The Garifuna make up the fourth largest ethnic group (about 7% of the population).  The Garinagu (plural for Garifuna) came to Belize in the late eighteenth century. “Garinagu” technically refers to the people, and “Garifuna” to the culture and language.   The Garinagu are descendants of African slaves who intermingled with Amerindian natives of the tiny Caribbean island of St. Vincent.   In the 1800′s British settlers exiled them to the Gulf of Honduras. In 1832 the Garifuna made their way to the southern coast of Belize, where they established five major settlements.   Garifuna Settlement Day is celebrated annually on the 19th day of November to honor the arrival of Garifuna to the southern shores. The Garifuna culture comprises of a very distinct combination of arts, crafts, music, dance and cuisine. The tasty “sere”, “hudut” and “cassava bread” are landmark dishes of the Garifuna communities.

These ethnic groups make up the small remaining percent of the population.   The East Indian population is the largest of this group.   Most of them are descendants of indentured laborers who were brought from their native India to work on the sugar plantations of Corozal and Toledo. Most of them did not return to their country.   Because of intermingling with the diverse ethnic groups in the country, a distinct East Indian culture has become blurred over the years.   They primarily reside in the Toledo District.

The small Arab population is composed of a mixture of Turks, Syrians, Lebanese and Palestinians.   They immigrated to Belize in the late nineteenth and early twentieth centuries.   They reside primarily in the Belize and Cayo Districts.

Most of the Chinese population living in Belize today immigrated in the early twentieth century.   Majority of the population occupy Belize City, however, their presence is well established in every district.   Most of the Chinese communities run grocery stores, restaurants, bakeries and are all in the lottery business. They are considered an industrious people. A few Taiwanese families have recently immigrated to the country and have also become hard-working entrepreneurs.

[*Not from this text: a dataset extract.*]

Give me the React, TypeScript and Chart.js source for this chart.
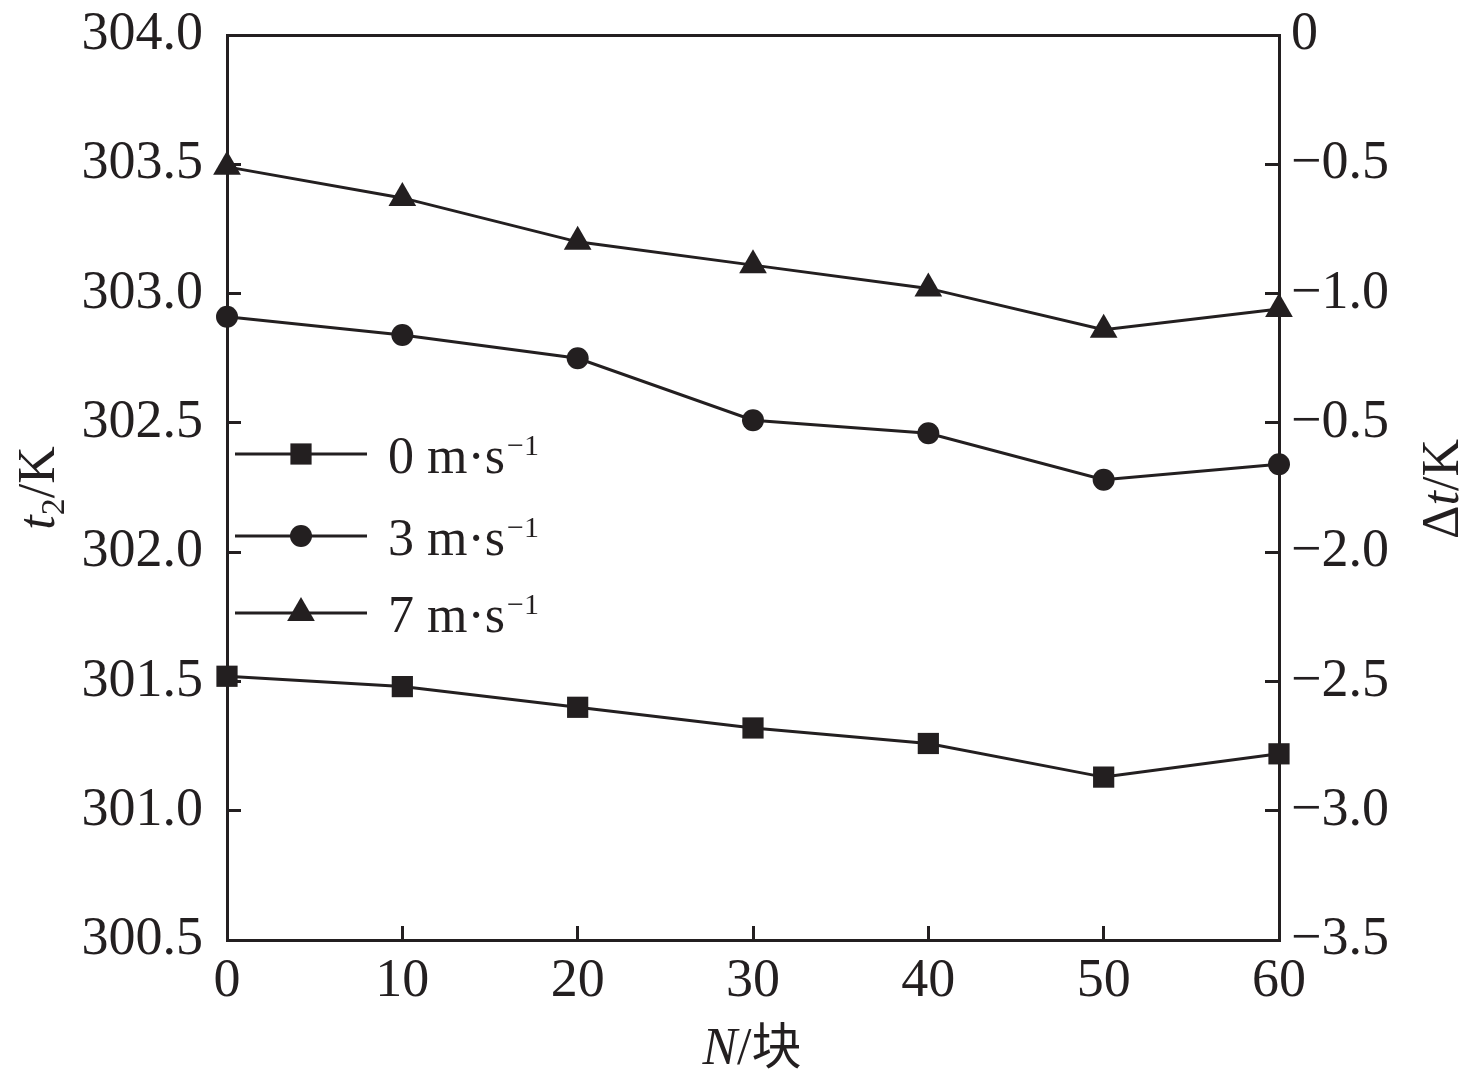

Belize’s first Mennonites, numbering about 5,000, migrated from Mexico between 1958 and 1962.   They purchased large chunks of land, established settlements in Orange Walk, Cayo and Toledo, and commenced their distinct agricultural lifestyle. The Mennonites are members of a resilient religious sect, which originated in the Netherlands in the sixteenth century by a former Roman Catholic priest called Menno Simmons, as a reaction against the deepening relationship between church and state.   Mennonites run their own church-based communities, and in keeping with their traditions, close themselves into reserved communities, maintaining the use of their archaic German dialect, and living simplistic lifestyles, as can be seen in their style of dress and their homes.   Men traditionally wear long beards, straw hats, and dark trousers, while women wear long floral-print dresses and head scarves. Even though they observe complete sovereignty over their communities, they have slowly been incorporated into the life of every Belizean, particularly through their contribution to the agricultural industry.   Mennonite farmers can easily be considered the most productive and successful in the entire country. They operate the best dairy industry in the country that regularly supplies the nation with eggs, poultry, fresh milk, cheese and vegetables. They are also famous for their furniture and home construction.